Here is the full text of the question and answer:
1271. Deputy Ruairí Quinn asked the Minister for Education and Science the information available to him since the second report on homophobic bullying in schools was published on the number of whole school evaluations conducted in second level schools, Youthreach centres, Traveller training centres and in special schools in which inspectors have explicitly identified problems with homophobic bullying; the number of schools in which adequate and effective policies and practices are in place to deal with homophobic bullying; the number of schools in which inspectors recommended the school should make improvements or introduce effective policies to tackle homophobic bullying. [34428/09]
Minister for Education and Science (Deputy Batt O’Keeffe): As the Deputy is aware the board of management of each school is required to prepare a code of behaviour in accordance with the Education (Welfare) Act 2000. My Department further requires each school to have in place a policy which includes specific measures to deal with bullying behaviour, within the framework of an overall school code of behaviour and discipline. Such a code, developed through consultation with the whole school community and properly implemented, can be the most influential measure in countering bullying behaviour in schools.
My Department has issued guidelines as an aid to schools in devising measures to prevent and deal with instances of bullying behaviour and to increase awareness among school management authorities of their responsibilities in this regard. These guidelines were drawn up following consultation with representatives of school management, teachers and parents, and are sufficiently flexible to allow each school authority to adapt them to suit the particular needs of their school. My Department has also been working with the Gay Lesbian and Equality Network (GLEN) on the development of guidance material for school leaders in supporting lesbian, gay and bisexual students in second-level school. “Lesbian, Gay and Bisexual Students in Post-Primary Schools: Guidance for Principals and School Leaders” produced in association with the education partners and published jointly by GLEN and my Department, will be launched next week [by Minister of State Sean Haughey TD] and circulated to schools.
As part of a whole-school evaluation each school’s code of behaviour is requested and reviewed by the inspection team, along with other key school policy documents. The extent to which the policy is in line with the Department’s published Guidelines on Countering Bullying is considered. If a school does not have a legally required policy, inspectors will recommend that the school’s management address this as a matter of priority. In addition, where policies are found not to be in line with Department guidelines a policy review is recommended. This advice is given orally to the staff of the school and the board of management, as appropriate, and included in the published report of the inspection.
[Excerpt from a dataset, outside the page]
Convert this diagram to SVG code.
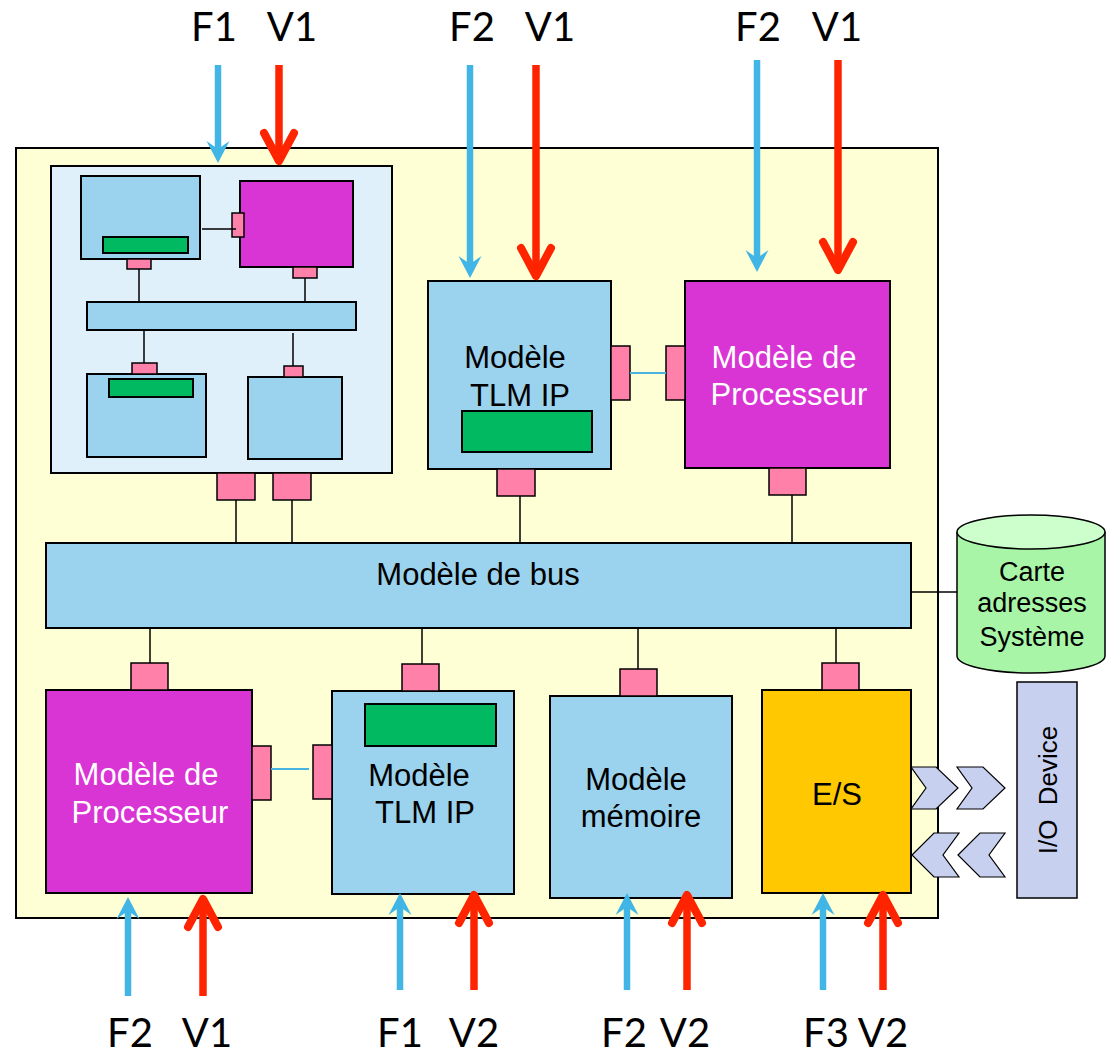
<svg xmlns="http://www.w3.org/2000/svg" width="1106" height="1058" viewBox="0 0 1106 1058">
<defs>
<style>
.bx{stroke:#000;stroke-width:2}
.lb{fill:#9BD3EE}
.mg{fill:#D934D4}
.pk{fill:#FF80A8;stroke:#000;stroke-width:1.5}
.gr{fill:#00B961;stroke:#000;stroke-width:2}
.ln{stroke:#000;stroke-width:1.5;fill:none}
.cy{stroke:#46B4E0;stroke-width:2;fill:none}
.t{font-family:"Liberation Sans",Arial,sans-serif;font-size:31px;text-anchor:middle;fill:#000}
.w{fill:#fff}
.lbl{font-family:Lato,"Liberation Sans",sans-serif;font-size:40px;text-anchor:middle;fill:#000}
.fa{stroke:#41B6E6;stroke-width:6.5;fill:none;marker-end:url(#hb)}
.va{stroke:#FF2400;stroke-width:7.5;fill:none;marker-end:url(#hr)}
.chev{fill:#C8D0F0;stroke:#000;stroke-width:1.2}
</style>
<marker id="hb" markerUnits="userSpaceOnUse" markerWidth="24" markerHeight="24" refX="8" refY="11.5" orient="auto" overflow="visible">
<path d="M0,0 L22,11.5 L0,23 L8,11.5 Z" fill="#41B6E6"/>
</marker>
<marker id="hr" markerUnits="userSpaceOnUse" markerWidth="34" markerHeight="36" refX="28" refY="17" orient="auto" overflow="visible">
<path d="M2,2 L30,17 L2,32" fill="none" stroke="#FF2400" stroke-width="8" stroke-linecap="round" stroke-linejoin="round"/>
</marker>
</defs>
<rect x="0" y="0" width="1106" height="1058" fill="#fff"/>

<g id="system">
<rect x="16" y="148" width="922" height="770" fill="#FFFFD5" class="bx"/>
</g>

<g id="subsystem">
<rect x="51" y="166" width="341" height="307" fill="#DFF0FA" class="bx"/>
<rect x="81" y="176" width="119" height="83" class="bx lb"/>
<rect x="103" y="237" width="85" height="16" class="gr"/>
<rect x="127" y="259" width="24" height="10" class="pk"/>
<rect x="240" y="181" width="113" height="86" class="bx mg"/>
<rect x="232" y="213" width="12" height="24" class="pk"/>
<rect x="293" y="267" width="24" height="11" class="pk"/>
<rect x="87" y="302" width="269" height="28" class="bx lb"/>
<rect x="87" y="374" width="119" height="83" class="bx lb"/>
<rect x="109" y="379" width="84" height="18" class="gr"/>
<rect x="132" y="363" width="25" height="11" class="pk"/>
<rect x="248" y="377" width="94" height="82" class="bx lb"/>
<rect x="284" y="366" width="19" height="11" class="pk"/>
<line x1="202" y1="229" x2="236" y2="229" class="ln"/>
<line x1="139" y1="269" x2="139" y2="302" class="ln"/>
<line x1="305" y1="278" x2="305" y2="302" class="ln"/>
<line x1="144" y1="330" x2="144" y2="363" class="ln"/>
<line x1="293" y1="333" x2="293" y2="366" class="ln"/>
<rect x="217" y="473" width="38" height="27" class="pk"/>
<rect x="273" y="473" width="38" height="27" class="pk"/>
</g>

<g id="tlm-top">
<rect x="428" y="281" width="183" height="188" class="bx lb"/>
<rect x="462" y="411" width="130" height="41" class="gr"/>
<rect x="611" y="346" width="19" height="54" class="pk"/>
<rect x="497" y="469" width="38" height="27" class="pk"/>
<text class="t" x="515" y="368">Modèle</text>
<text class="t" x="520" y="406">TLM IP</text>
</g>

<g id="proc-top">
<rect x="685" y="281" width="205" height="187" class="bx mg"/>
<rect x="666" y="346" width="19" height="54" class="pk"/>
<rect x="769" y="468" width="37" height="27" class="pk"/>
<text class="t w" x="784" y="368">Modèle de</text>
<text class="t w" x="789" y="405">Processeur</text>
</g>

<g id="bus">
<rect x="46" y="543" width="865" height="85" class="bx lb"/>
<text class="t" x="478" y="585">Modèle de bus</text>
</g>

<g id="proc-bottom">
<rect x="46" y="690" width="206" height="203" class="bx mg"/>
<rect x="131" y="663" width="37" height="27" class="pk"/>
<rect x="252" y="746" width="19" height="54" class="pk"/>
<text class="t w" x="146" y="785">Modèle de</text>
<text class="t w" x="150" y="823">Processeur</text>
</g>

<g id="tlm-bottom">
<rect x="332" y="691" width="182" height="203" class="bx lb"/>
<rect x="365" y="704" width="131" height="42" class="gr"/>
<rect x="313" y="745" width="19" height="54" class="pk"/>
<rect x="402" y="664" width="37" height="27" class="pk"/>
<text class="t" x="419" y="786">Modèle</text>
<text class="t" x="425" y="823">TLM IP</text>
</g>

<g id="memoire">
<rect x="550" y="696" width="182" height="202" class="bx lb"/>
<rect x="620" y="669" width="37" height="27" class="pk"/>
<text class="t" x="636" y="790">Modèle</text>
<text class="t" x="641" y="827">mémoire</text>
</g>

<g id="es">
<rect x="762" y="690" width="149" height="203" class="bx" fill="#FFC800"/>
<rect x="822" y="663" width="37" height="27" class="pk"/>
<text class="t" x="837" y="805">E/S</text>
</g>

<g id="carte">
<path d="M957,532 L957,656 A74,17 0 0 0 1105,656 L1105,532" fill="#A8F5A8" stroke="#000" stroke-width="1.5"/>
<ellipse cx="1031" cy="532" rx="74" ry="17" fill="#CCFFCC" stroke="#000" stroke-width="1.5"/>
<text class="t" x="1032" y="581" style="font-size:27px">Carte</text>
<text class="t" x="1032" y="612" style="font-size:27px">adresses</text>
<text class="t" x="1032" y="646" style="font-size:27px">Système</text>
</g>

<g id="io-device">
<rect x="1017" y="682" width="60" height="216" fill="#C8D0F0" stroke="#000" stroke-width="1.5"/>
<text class="t" transform="translate(1057,790) rotate(-90)" style="font-size:26px" xml:space="preserve">I/O  Device</text>
</g>

<g id="connectors">
<line x1="236" y1="500" x2="236" y2="543" class="ln"/>
<line x1="292" y1="500" x2="292" y2="543" class="ln"/>
<line x1="520" y1="496" x2="520" y2="543" class="ln"/>
<line x1="792" y1="495" x2="792" y2="543" class="ln"/>
<line x1="150" y1="628" x2="150" y2="663" class="ln"/>
<line x1="422" y1="628" x2="422" y2="664" class="ln"/>
<line x1="638" y1="628" x2="638" y2="669" class="ln"/>
<line x1="836" y1="628" x2="836" y2="663" class="ln"/>
<line x1="911" y1="592" x2="957" y2="592" class="ln"/>
<line x1="630" y1="373" x2="666" y2="373" class="cy"/>
<line x1="271" y1="769" x2="309" y2="769" class="cy"/>
<polygon class="chev" points="911,767 936,767 958,788 936,809 911,809 926,788"/>
<polygon class="chev" points="957,767 983,767 1005,788 983,809 957,809 972,788"/>
<polygon class="chev" points="912,855 934,833 959,833 943,855 959,877 934,877"/>
<polygon class="chev" points="958,855 980,833 1005,833 989,855 1005,877 980,877"/>

<line x1="218" y1="65" x2="218" y2="149" class="fa"/>
<line x1="279" y1="65" x2="279" y2="159" class="va"/>
<line x1="470" y1="65" x2="470" y2="264" class="fa"/>
<line x1="536" y1="65" x2="536" y2="274" class="va"/>
<line x1="757" y1="60" x2="757" y2="258" class="fa"/>
<line x1="838" y1="60" x2="838" y2="268" class="va"/>

<line x1="128" y1="996" x2="128" y2="911" class="fa"/>
<line x1="203" y1="996" x2="203" y2="901" class="va"/>
<line x1="400" y1="990" x2="400" y2="907" class="fa"/>
<line x1="474" y1="990" x2="474" y2="897" class="va"/>
<line x1="627" y1="990" x2="627" y2="907" class="fa"/>
<line x1="687" y1="990" x2="687" y2="897" class="va"/>
<line x1="823" y1="990" x2="823" y2="907" class="fa"/>
<line x1="883" y1="990" x2="883" y2="897" class="va"/>
</g>

<g id="labels">
<text class="lbl" x="214" y="41">F1</text>
<text class="lbl" x="292" y="41">V1</text>
<text class="lbl" x="472" y="41">F2</text>
<text class="lbl" x="550" y="41">V1</text>
<text class="lbl" x="758" y="41">F2</text>
<text class="lbl" x="837" y="41">V1</text>
<text class="lbl" x="130" y="1047">F2</text>
<text class="lbl" x="207" y="1047">V1</text>
<text class="lbl" x="400" y="1047">F1</text>
<text class="lbl" x="474" y="1047">V2</text>
<text class="lbl" x="624" y="1047">F2</text>
<text class="lbl" x="685" y="1047">V2</text>
<text class="lbl" x="826" y="1047">F3</text>
<text class="lbl" x="883" y="1047">V2</text>
</g>
</svg>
The review of anti-bullying policy during a WSE does not focus explicitly on any single category of bullying or harassment such as homophobic bullying. The WSE reports published by my Department in 2008, and 2009 to date, have not explicitly identified problems with homophobic bullying, nor have school policies and practices to deal with such behaviour in individual schools been identified by inspectors as causes for concern. The reports for the period, therefore, do not make specific recommendations to schools regarding improving approaches to tackling homophobic bullying.